JOSÉ PEDRO FARINHA, CEO, Viseeon Portugal

Os grandes desafios da contabilidade para 2022 prendemse com a perceção da importância e do valor acrescentado ao utente da informação financeira.

Hoje em dia, os contabilistas concentram grande parte do seu esforço no processamento da informação e no output fiscal da mesma, consumindo uma parte significativa do seu tempo em preenchimento de declarações fiscais e parafiscais.

O contabilista tem que assumir de uma vez por todas o papel de consultor, de organizador ou até embaixador de informação útil para o suporte à decisão, esta informação deve ser ágil, completa e compreensível. Há muito tempo que a contabilidade deixou de ser um sistema numérico de classificação da informação dentro de um código de contas, hoje a contabilidade assenta em dois paradigmas que se complementam, a base económica das operações e a utilidade da informação, o que permite um conjunto significativo de opções quando se fazem juízos de valor sobre o reconhecimento das operações na contabilidade, isso implica que o consultor (contabilista) tenha conhecimento do negócio em questão e tempo para pensar qual o melhor enquadramento contabilístico. Então o desafio passa por termos contabilistas sempre atualizados, habilitados e conhecedores das evoluções legislativas e digitais, acompanhar a transição digital é essencial de forma a libertar tempo de tarefas administrativas e redundantes para que se possam concentrar na análise da informação e na discussão da mesma com os decisores. Assim, a contabilidade passará a assumir o verdadeiro papel da linguagem dos negócios em vez de assumir o de coleta dos impostos. Sendo que o papel da segurança fiscal e da análise das melhores opções fiscais continuarão sempre a assumir-se muito importantes no trabalho dos contabilistas, mas mais uma vez na reflexão e análise normativa e não no cumprimento de obrigações declarativas.
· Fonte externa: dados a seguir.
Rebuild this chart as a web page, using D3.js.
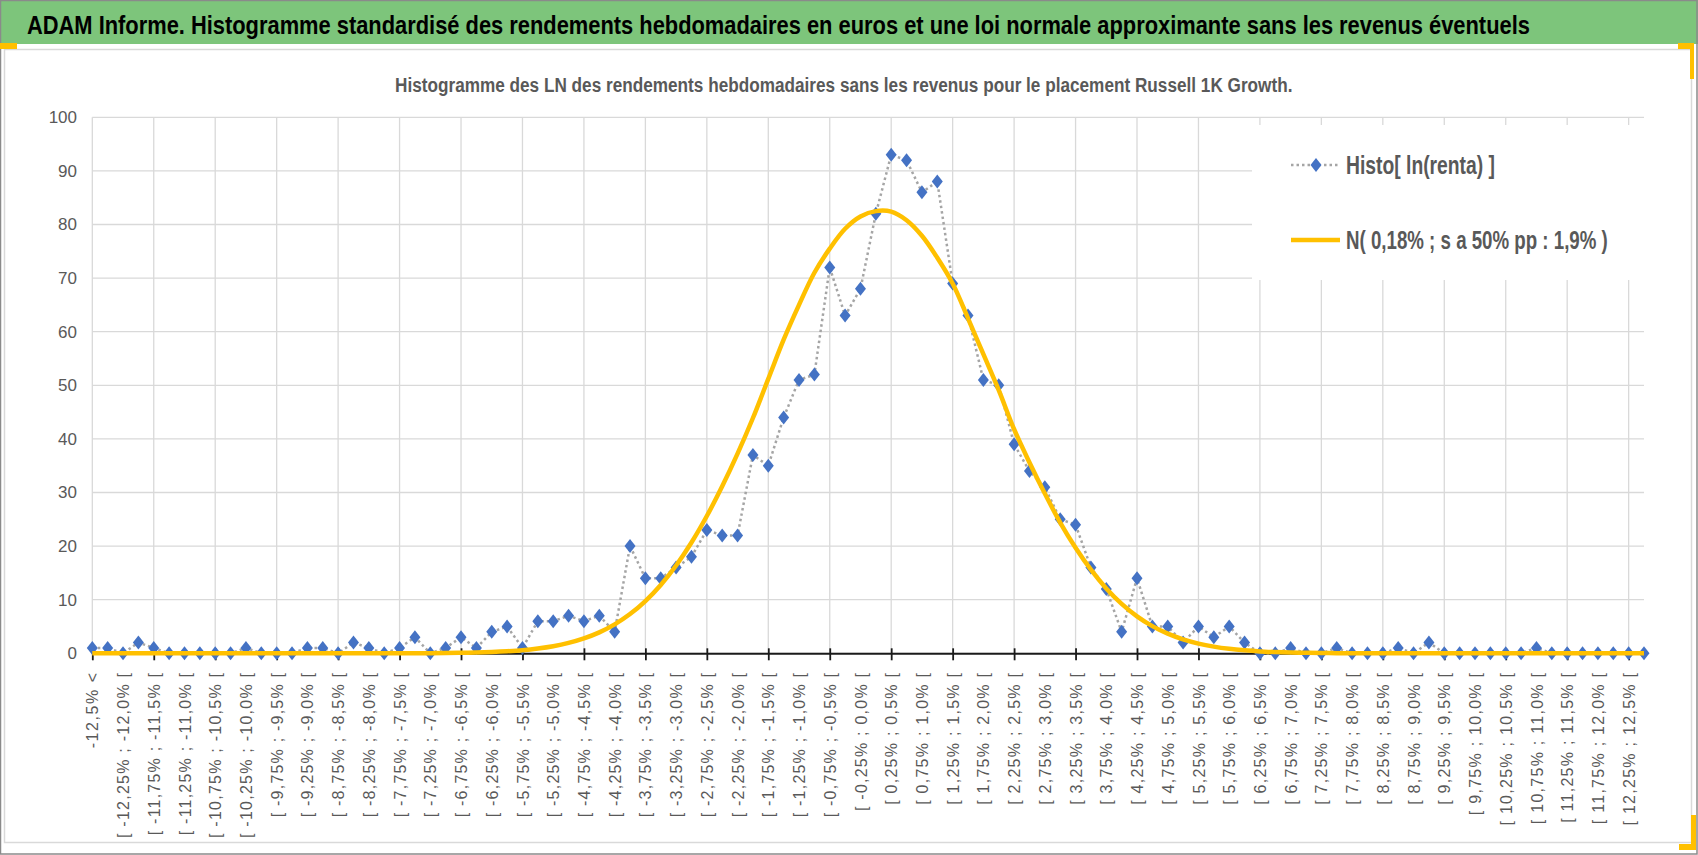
<!DOCTYPE html>
<html>
<head>
<meta charset="utf-8">
<script src="https://cdnjs.cloudflare.com/ajax/libs/d3/7.8.5/d3.min.js"></script>
<style>
  body { margin: 0; background: #fff; }
  svg { display: block; }
  text { font-family: "Liberation Sans", Arial, sans-serif; }
</style>
</head>
<body>
<div id="chart"></div>
<script>
// bin edges (in %), the categories are the intervals between them
const edges = ["-12,5","-12,25","-12,0","-11,75","-11,5","-11,25","-11,0","-10,75","-10,5","-10,25",
  "-10,0","-9,75","-9,5","-9,25","-9,0","-8,75","-8,5","-8,25","-8,0","-7,75",
  "-7,5","-7,25","-7,0","-6,75","-6,5","-6,25","-6,0","-5,75","-5,5","-5,25",
  "-5,0","-4,75","-4,5","-4,25","-4,0","-3,75","-3,5","-3,25","-3,0","-2,75",
  "-2,5","-2,25","-2,0","-1,75","-1,5","-1,25","-1,0","-0,75","-0,5","-0,25",
  "0,0","0,25","0,5","0,75","1,0","1,25","1,5","1,75","2,0","2,25",
  "2,5","2,75","3,0","3,25","3,5","3,75","4,0","4,25","4,5","4,75",
  "5,0","5,25","5,5","5,75","6,0","6,25","6,5","6,75","7,0","7,25",
  "7,5","7,75","8,0","8,25","8,5","8,75","9,0","9,25","9,5","9,75",
  "10,0","10,25","10,5","10,75","11,0","11,25","11,5","11,75","12,0","12,25","12,5"];

const categories = ["-12,5% <"]
  .concat(edges.slice(1).map((e, i) => `[ ${edges[i]}% ; ${e}% [`))
  .concat(["12,5% <"]);

const histo = [1,1,0,2,1,0,0,0,0,0, 1,0,0,0,1,1,0,2,1,0,
  1,3,0,1,3,1,4,5,1,6, 6,7,6,7,4,20,14,14,16,18,
  23,22,22,37,35,44,51,52,72,63, 68,82,93,92,86,88,69,63,51,50,
  39,34,31,25,24,16,12,4,14,5, 5,2,5,3,5,2,0,0,1,0,
  0,1,0,0,0,1,0,2,0,0, 0,0,0,0,1,0,0,0,0,0, 0,0];

const normal = [0,0,0,0,0,0,0,0,0,0, 0,0,0,0,0,0,0,0,0,0,
  0.01,0.02,0.03,0.06,0.1,0.15,0.25,0.39,0.59,0.9,
  1.33,1.94,2.78,3.91,5.4,7.32,9.75,12.75,16.38,20.67,
  25.61,31.17,37.26,43.9,51.2,58.5,65.0,71.0,75.5,79.2,
  81.5,82.5,82.4,80.8,77.9,73.8,69.0,62.5,55.8,49.1,
  41.8,35.6,29.8,24.4,19.7,15.6,12.1,9.22,6.9,5.07,
  3.66,2.59,1.81,1.24,0.83,0.55,0.35,0.23,0.14,0.09,
  0.05,0.03,0,0,0,0,0,0,0,0, 0,0,0,0,0,0,0,0,0,0, 0,0];

const yTicks = [0,10,20,30,40,50,60,70,80,90,100];

const mainTitle = "ADAM Informe. Histogramme standardisé des rendements hebdomadaires en euros et une loi normale approximante sans les revenus éventuels";
const subTitle = "Histogramme des LN des rendements hebdomadaires sans les revenus pour le placement Russell 1K Growth.";
const seriesNames = ["Histo[ ln(renta) ]", "N( 0,18% ; s a 50% pp : 1,9% )"];

const W = 1698, H = 855;
const gray = "#595959";

const svg = d3.select("#chart").append("svg").attr("width", W).attr("height", H);

// squeeze a text horizontally to a given width (the original font is narrow)
function fitText(sel, tx, ty, width) {
  const w = sel.node().getComputedTextLength();
  sel.attr("x", 0).attr("y", 0)
    .attr("transform", `translate(${tx},${ty}) scale(${width / w},1)`);
}

svg.append("rect").attr("x", 0).attr("y", 0).attr("width", W).attr("height", H).attr("fill", "#fff");

// title band
svg.append("rect").attr("x", 0).attr("y", 0).attr("width", W).attr("height", 44).attr("fill", "#7dc57b");
svg.append("text")
  .attr("font-size", 25.5).attr("font-weight", "bold").attr("fill", "#000")
  .text(mainTitle)
  .call(fitText, 27, 33.5, 1503);

// chart area frame
svg.append("rect").attr("x", 4.5).attr("y", 49.5).attr("width", 1687).attr("height", 793)
  .attr("fill", "#fff").attr("stroke", "#d9d9d9").attr("stroke-width", 1.5);
svg.append("rect").attr("x", 0.5).attr("y", 0.5).attr("width", W - 1.5).attr("height", H - 1.5)
  .attr("fill", "none").attr("stroke", "#8a8a8a").attr("stroke-width", 1.5);

// selection handles
const handles = [[0, 43, 17, 6], [1678, 43, 16, 6], [1690, 43, 4, 36], [1679, 844, 17, 6], [1691, 815, 5, 35]];
svg.selectAll("rect.handle").data(handles).enter().append("rect").attr("class", "handle")
  .attr("x", d => d[0]).attr("y", d => d[1]).attr("width", d => d[2]).attr("height", d => d[3])
  .attr("fill", "#ffc000");

svg.append("text")
  .attr("font-size", 20.5).attr("font-weight", "bold").attr("fill", gray)
  .text(subTitle)
  .call(fitText, 395, 92, 898);

const x = d3.scalePoint().domain(categories).range([92.3, 1644]);
const y = d3.scaleLinear().domain([0, 100]).range([653.3, 117.3]);

const gridCats = categories.filter((d, i) => i % 4 === 0);
const labelCats = categories.filter((d, i) => i % 2 === 0 && i < 101);

// gridlines
svg.append("g").selectAll("line").data(yTicks).enter().append("line")
  .attr("x1", x.range()[0]).attr("x2", x.range()[1])
  .attr("y1", d => y(d)).attr("y2", d => y(d))
  .attr("stroke", "#d9d9d9").attr("stroke-width", 1.3);
svg.append("g").selectAll("line").data(gridCats).enter().append("line")
  .attr("x1", d => x(d)).attr("x2", d => x(d))
  .attr("y1", y(100)).attr("y2", y(0))
  .attr("stroke", "#d9d9d9").attr("stroke-width", 1.3);

// y axis labels
const yAxis = svg.append("g").attr("transform", "translate(77,0)")
  .call(d3.axisLeft(y).tickValues(yTicks).tickSize(0).tickPadding(0));
yAxis.select(".domain").remove();
yAxis.selectAll("text").attr("font-size", 17).attr("fill", gray).attr("font-family", null);

// x axis line with ticks
const xAxis = svg.append("g").attr("transform", `translate(0,${y(0)})`)
  .call(d3.axisBottom(x).tickValues(gridCats).tickSize(7).tickSizeOuter(0).tickFormat(""));
xAxis.select(".domain").attr("stroke", "#1a1a1a").attr("stroke-width", 2);
xAxis.selectAll(".tick line").attr("y1", -5).attr("stroke", "#1a1a1a").attr("stroke-width", 1.8);

// category labels, vertical, spaced out like the original
const xLab = svg.append("g").attr("transform", "translate(0,673)")
  .call(d3.axisBottom(x).tickValues(labelCats).tickSize(0));
xLab.select(".domain").remove();
const labTexts = xLab.selectAll("text")
  .attr("transform", "rotate(-90)").attr("text-anchor", "end")
  .attr("x", 0).attr("y", 0).attr("dy", "0.35em")
  .attr("font-size", 16).attr("fill", gray).attr("font-family", null);
const lens = labTexts.nodes().map(n => n.getComputedTextLength());
// "[ -12,25% ; -12,0% [" is 165px long in the original
labTexts.attr("textLength", (d, i) => 165 * lens[i] / lens[1]).attr("lengthAdjust", "spacing");

// histogram series
const line = d3.line().x((d, i) => x(categories[i])).y(d => y(d));
svg.append("path").datum(histo).attr("d", line)
  .attr("fill", "none").attr("stroke", "#a5a5a5").attr("stroke-width", 2.5)
  .attr("stroke-dasharray", "2.5,3");
const diamond = "M0,-7L5.5,0L0,7L-5.5,0Z";
svg.append("g").selectAll("path").data(histo).enter().append("path")
  .attr("d", diamond)
  .attr("transform", (d, i) => `translate(${x(categories[i])},${y(d)})`)
  .attr("fill", "#4472c4");

// normal curve
const smooth = d3.line().curve(d3.curveCatmullRom.alpha(0.5))
  .x((d, i) => x(categories[i])).y(d => y(d));
svg.append("path").datum(normal).attr("d", smooth)
  .attr("fill", "none").attr("stroke", "#ffc000").attr("stroke-width", 4.5)
  .attr("stroke-linejoin", "round");

// legend
const lg = svg.append("g");
const legY = [165, 240];
lg.append("rect").attr("x", 1252).attr("y", 125).attr("width", 392).attr("height", 155).attr("fill", "#fff");
lg.append("line").attr("x1", 1291).attr("x2", 1339).attr("y1", legY[0]).attr("y2", legY[0])
  .attr("stroke", "#a5a5a5").attr("stroke-width", 2.5).attr("stroke-dasharray", "2.5,3");
lg.append("path").attr("d", diamond).attr("transform", `translate(1316,${legY[0]})`).attr("fill", "#4472c4");
lg.append("line").attr("x1", 1291).attr("x2", 1340).attr("y1", legY[1]).attr("y2", legY[1])
  .attr("stroke", "#ffc000").attr("stroke-width", 4.5);
lg.selectAll("text").data(seriesNames).enter().append("text")
  .attr("dy", "0.36em")
  .attr("font-size", 25).attr("font-weight", "bold").attr("fill", gray)
  .text(d => d)
  .each(function (d, i) { d3.select(this).call(fitText, 1346, legY[i], [149, 262][i]); });
</script>
</body>
</html>
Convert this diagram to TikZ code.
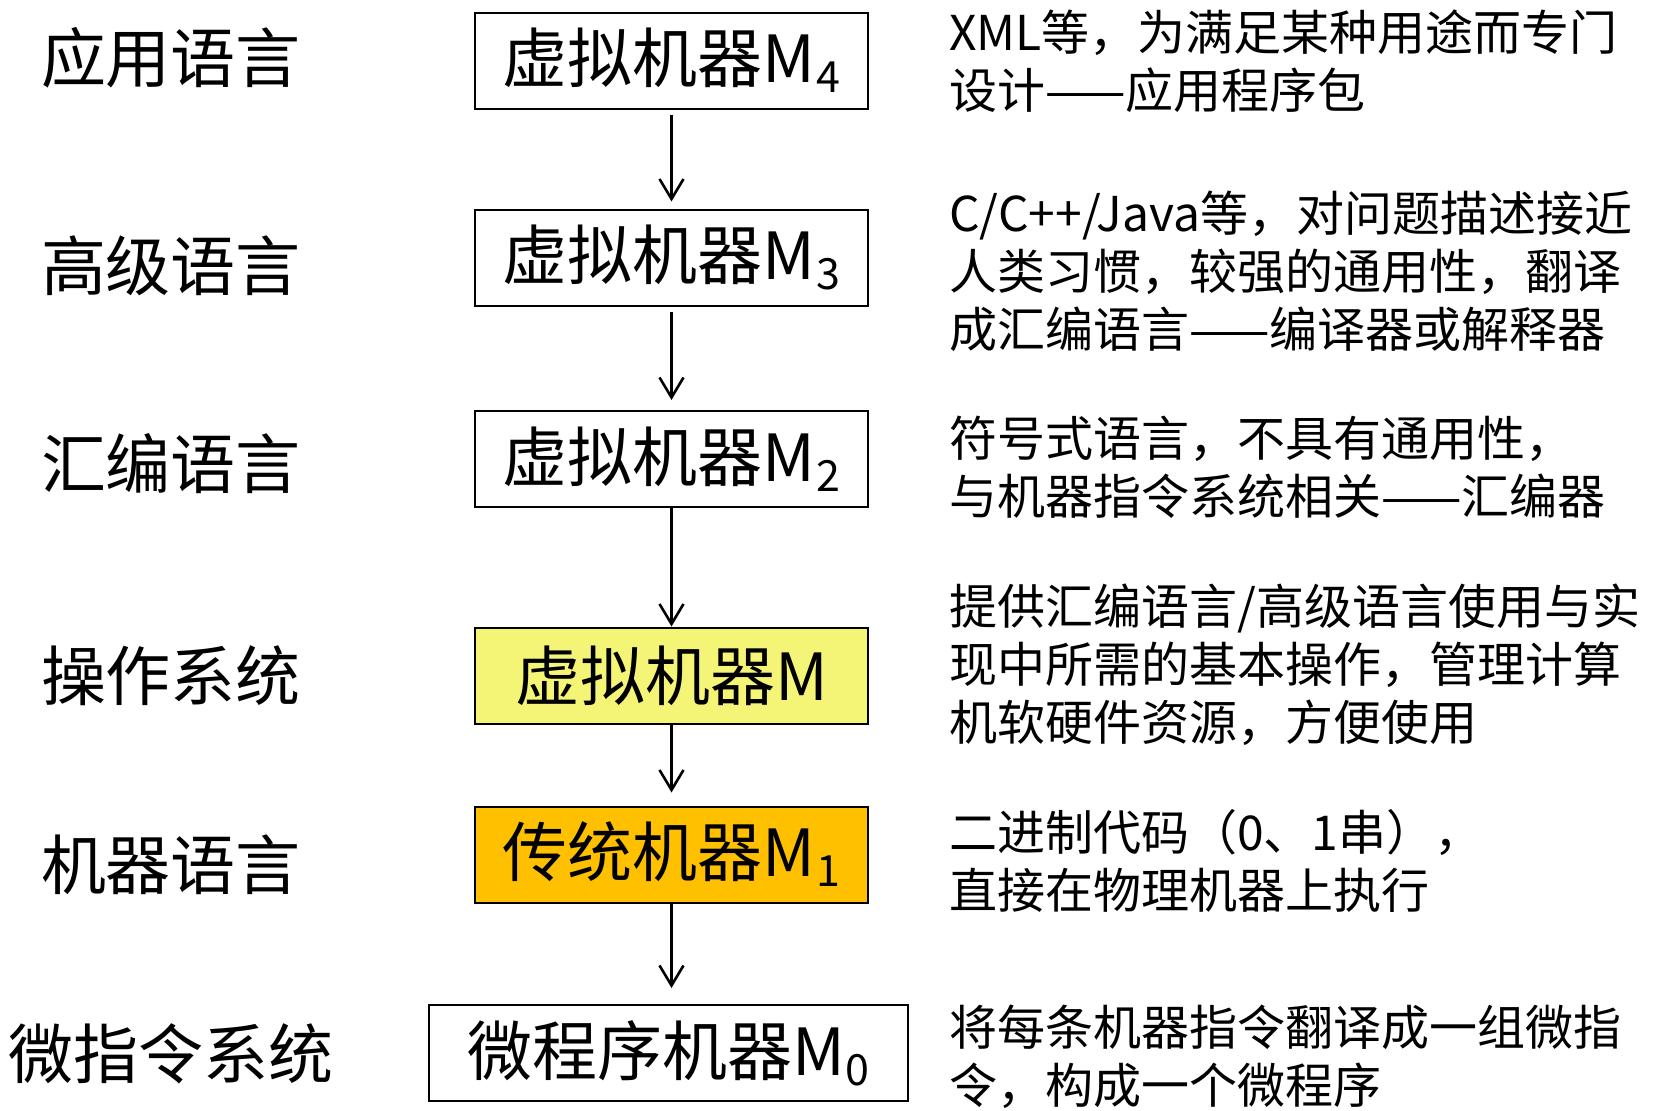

O desafio será mesmo esta mudança paradigmática relativamente à profissão, com implicações significativas na forma de estar, na forma como formamos e qualificamos os nossos recursos, na forma como escolhemos os investimentos necessários para tirarmos partido da tecnologia, e da forma como asseguramos a perceção de valor criada pela consultoria em contabilidade.